While lyming on the banks of the river, and smoking the weed from a chillum pipe, the group of six males was pounced upon by police officers. They were subsequently arrested and charged with illegal possession of ganja and chillum pipe.
Everett Comrie, who was 19 at the time, was working as an accounting clerk at the Ministry of Labour. Following his conviction, he was sentenced to 18 months imprisonment. He spent the first month at the Tower Street Adult Correctional Centre, before being transferred to Tamarind Farm. He lost his job at the ministry and was lucky to find employment in a steel company before migrating to the US. Comrie, now 69, said that the arrest altered the course of life for some of the people involved.

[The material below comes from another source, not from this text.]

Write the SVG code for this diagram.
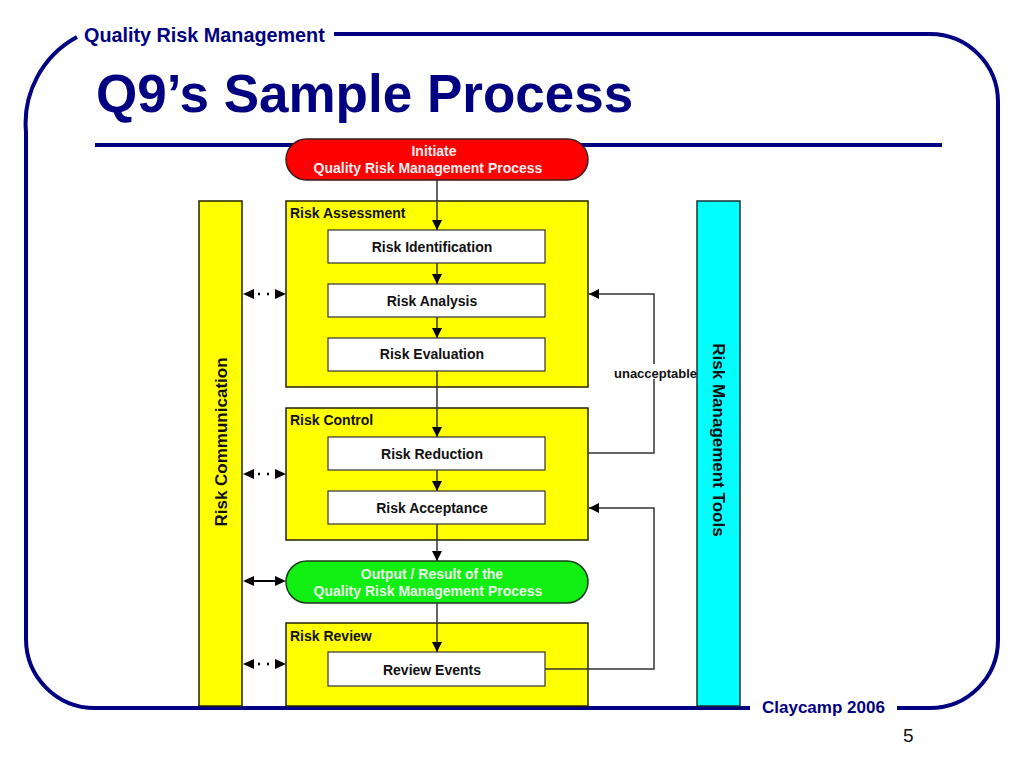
<svg xmlns="http://www.w3.org/2000/svg" width="1024" height="768" viewBox="0 0 1024 768">
<defs>
<style>
.frame{fill:none;stroke:#000080;stroke-width:4}
.navy{fill:#000080;font-family:"Liberation Sans",Arial,sans-serif;font-weight:bold}
.ybox{fill:#ffff00;stroke:#222200;stroke-width:1.5}
.wbox{fill:#ffffff;stroke:#333333;stroke-width:1.2}
.lbl{font-family:"Liberation Sans",Arial,sans-serif;font-weight:bold;font-size:14px;fill:#111}
.ctr{text-anchor:middle}
.con{fill:none;stroke:#333;stroke-width:1.5}
.head{fill:#000}
</style>
<marker id="ah" viewBox="0 0 10 10" refX="10" refY="5" markerWidth="10" markerHeight="10" markerUnits="userSpaceOnUse" orient="auto">
<path d="M0,0 L10,5 L0,10 z" fill="#000"/>
</marker>
</defs>
<rect width="1024" height="768" fill="#ffffff"/>

<g id="frame">
<path class="frame" d="M334,34 L930,34 A68,68 0 0 1 998,102 L998,640 A68,68 0 0 1 930,708 L897,708"/>
<path class="frame" d="M750,708 L95,708 A69,69 0 0 1 26,639 L26,132 A98,98 0 0 1 77,37"/>
<line x1="95" y1="145" x2="942" y2="145" stroke="#000080" stroke-width="4"/>
<text class="navy" x="84" y="42" font-size="19.8">Quality Risk Management</text>
<text class="navy" x="96" y="112" font-size="53">Q9’s Sample Process</text>
<text class="navy" x="762" y="713" font-size="17">Claycamp 2006</text>
<text x="903" y="742" font-family="Liberation Sans,Arial,sans-serif" font-size="19" fill="#111">5</text>
</g>

<g id="risk-communication">
<rect class="ybox" x="199" y="201" width="43" height="505"/>
<text class="lbl ctr" transform="translate(227,442) rotate(-90)" style="font-size:17px">Risk Communication</text>
</g>

<g id="risk-management-tools">
<rect x="697" y="201" width="43" height="505" fill="#00ffff" stroke="#1a3333" stroke-width="1.5"/>
<text class="lbl ctr" transform="translate(713,440) rotate(90)" style="font-size:17px">Risk Management Tools</text>
</g>

<g id="initiate">
<rect x="286" y="139" width="302" height="41" rx="20.5" fill="#ff0000" stroke="#3a1a1a" stroke-width="1.5"/>
<text class="lbl ctr" x="434" y="156" style="fill:#f4eeee">Initiate</text>
<text class="lbl ctr" x="428" y="173" style="fill:#f4eeee">Quality Risk Management Process</text>
</g>

<g id="risk-assessment">
<rect class="ybox" x="286" y="201" width="302" height="186"/>
<text class="lbl" x="290" y="218">Risk Assessment</text>
</g>
<g id="risk-identification">
<rect class="wbox" x="328" y="230" width="217" height="33"/>
<text class="lbl ctr" x="432" y="252">Risk Identification</text>
</g>
<g id="risk-analysis">
<rect class="wbox" x="328" y="284" width="217" height="33"/>
<text class="lbl ctr" x="432" y="306">Risk Analysis</text>
</g>
<g id="risk-evaluation">
<rect class="wbox" x="328" y="338" width="217" height="33"/>
<text class="lbl ctr" x="432" y="359">Risk Evaluation</text>
</g>

<g id="risk-control">
<rect class="ybox" x="286" y="408" width="302" height="132"/>
<text class="lbl" x="290" y="425">Risk Control</text>
</g>
<g id="risk-reduction">
<rect class="wbox" x="328" y="437" width="217" height="33"/>
<text class="lbl ctr" x="432" y="459">Risk Reduction</text>
</g>
<g id="risk-acceptance">
<rect class="wbox" x="328" y="491" width="217" height="33"/>
<text class="lbl ctr" x="432" y="513">Risk Acceptance</text>
</g>

<g id="output">
<rect x="286" y="561" width="302" height="42" rx="21" fill="#11ee11" stroke="#1a3a1a" stroke-width="1.5"/>
<text class="lbl ctr" x="432" y="579" style="fill:#e8f4e8">Output / Result of the</text>
<text class="lbl ctr" x="428" y="596" style="fill:#e8f4e8">Quality Risk Management Process</text>
</g>

<g id="risk-review">
<rect class="ybox" x="286" y="623" width="302" height="83"/>
<text class="lbl" x="290" y="641">Risk Review</text>
</g>
<g id="review-events">
<rect class="wbox" x="328" y="652" width="217" height="34"/>
<text class="lbl ctr" x="432" y="675">Review Events</text>
</g>

<g id="connectors">
<line class="con" x1="437" y1="180" x2="437" y2="230" marker-end="url(#ah)"/>
<line class="con" x1="437" y1="263" x2="437" y2="284" marker-end="url(#ah)"/>
<line class="con" x1="437" y1="317" x2="437" y2="338" marker-end="url(#ah)"/>
<line class="con" x1="437" y1="371" x2="437" y2="437" marker-end="url(#ah)"/>
<line class="con" x1="437" y1="470" x2="437" y2="491" marker-end="url(#ah)"/>
<line class="con" x1="437" y1="524" x2="437" y2="561" marker-end="url(#ah)"/>
<line class="con" x1="437" y1="603" x2="437" y2="652" marker-end="url(#ah)"/>
<polyline class="con" points="588,453 654,453 654,294 589,294" marker-end="url(#ah)"/>
<polyline class="con" points="545,669 654,669 654,508 589,508" marker-end="url(#ah)"/>
<rect x="614" y="364" width="81" height="15" fill="#ffffff"/>
<text class="lbl" x="614" y="378" style="font-size:13px">unacceptable</text>
<line class="con" x1="252" y1="294" x2="276" y2="294" stroke-dasharray="2 7" stroke-dashoffset="-6" style="stroke:#000;stroke-width:2.5"/>
<path class="head" d="M243,294 L254,289 L254,299 z M286,294 L275,289 L275,299 z"/>
<line class="con" x1="252" y1="474" x2="276" y2="474" stroke-dasharray="2 7" stroke-dashoffset="-6" style="stroke:#000;stroke-width:2.5"/>
<path class="head" d="M243,474 L254,469 L254,479 z M286,474 L275,469 L275,479 z"/>
<line class="con" x1="252" y1="664" x2="276" y2="664" stroke-dasharray="2 7" stroke-dashoffset="-6" style="stroke:#000;stroke-width:2.5"/>
<path class="head" d="M243,664 L254,659 L254,669 z M286,664 L275,659 L275,669 z"/>
<line class="con" x1="250" y1="581" x2="278" y2="581" style="stroke:#000;stroke-width:2"/>
<path class="head" d="M243,581 L254,576 L254,586 z M286,581 L275,576 L275,586 z"/>
</g>
</svg>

"We never a do nothing wrong except smoke some weed because we were all decent citizens," he said. "When me get lock up, I was like on top of the world. Me just get a nice government job, me a play Premier League football and me just win cross country a ride bicycle for St James," he told THE STAR.
Hit a roadblock
"Everything nice did a gwane for me, and then boom! It is like me hit a roadblock and it take me like nearly half of my life to recover. Up to now I don't think I fully recover. Prison was totally hell because is not like I was a bad person and it was just some weed," he said.
Comrie said that he lost contact with his friends and co-accused after he migrated. He said that from what he heard, the arrest damaged their lives.
"The rest of the man them end up being criminals, and I can swear on a stack of Bible that they wouldn't be dead if it wasn't for that arrest because is like all of them just go down the wrong path after that," Comrie said.
"Remember that all of us were gainfully employed at that time and all of a sudden we turn criminal and get turn down by the system because of an ounce of weed," he continued.
Jamaica, in 2015, passed a major amendment to the Dangerous Drugs Act, which made the possession of two ounces or less of ganja a non-arrestable, but ticketable, offence attracting a fixed monetary penalty.
The amended law now allows for a scheme of licences, permits, and other authorisations which enable the establishment of a lawful, regulated industry for ganja for medical, therapeutic and scientific purposes. Since the law was amended, several medical marijuana dispensaries have also been opened on the island.
"Just look how things change. People can sell weed and is it mash up six of us lives just like that," Comrie lamented.